Forcing BPO workers to commute to work would mean “that money to put food on the table will now be spent at the gas pump,” the seasoned lawmaker said.

“If government is scrambling to ‘soften the pain’ of surging oil prices for many sectors like drivers and farmers, then 1.3 million BPO workers should be entitled to the same mitigation,” the senator said.

But BPO workers, he pointed out, in spite of plowing P1.5 trillion into the economy yearly, “are not asking for billions of pesos in fuel subsidy”.

“They just want to be allowed to continue working from home. It is a mitigation measure that will not cost the government anything.”

“They just want to be allowed to continue working from home. It is a mitigation measure that will not cost the government anything,” Villanueva said.

He disagreed with government claims that a return-to-work for call center employees will provide local micro, small, and medium enterprises with a needed economic jolt.

“Bakit hindi ba nila ginagastos nang buo ang sweldo nila kahit nasa bahay sila nagtratrabaho? Pareho lang nagagamit ang sweldo nasa opisina man o nasa bahay,” Villanueva said.

“The location of their workstation has no bearing on their spending habits or the level of their savings,” he said.

In fact, by working at home, “BPO workers are keeping community enterprises alive”.

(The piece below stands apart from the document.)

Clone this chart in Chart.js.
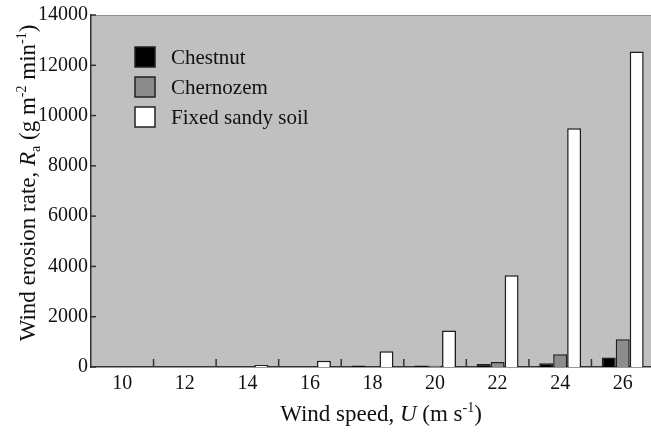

Villanueva backed industry calls to set back the deadline to return to onsite work until the lifting of the state of calamity, “to allow for seamless transition, for the sake of our workers.”

He said if industry earnings – and their contribution to the economy – have not been impacted by remote work, “then why revise a working arrangement that yields the same productivity?”

Villanueva earlier renewed his call to fully implement Republic Act No. 11165 or the Work From Home Law, which he sponsored and authored during the 17th Congress.

The measure recognizes work from home–or telecommuting–as an alternative work arrangement under the country’s labor laws.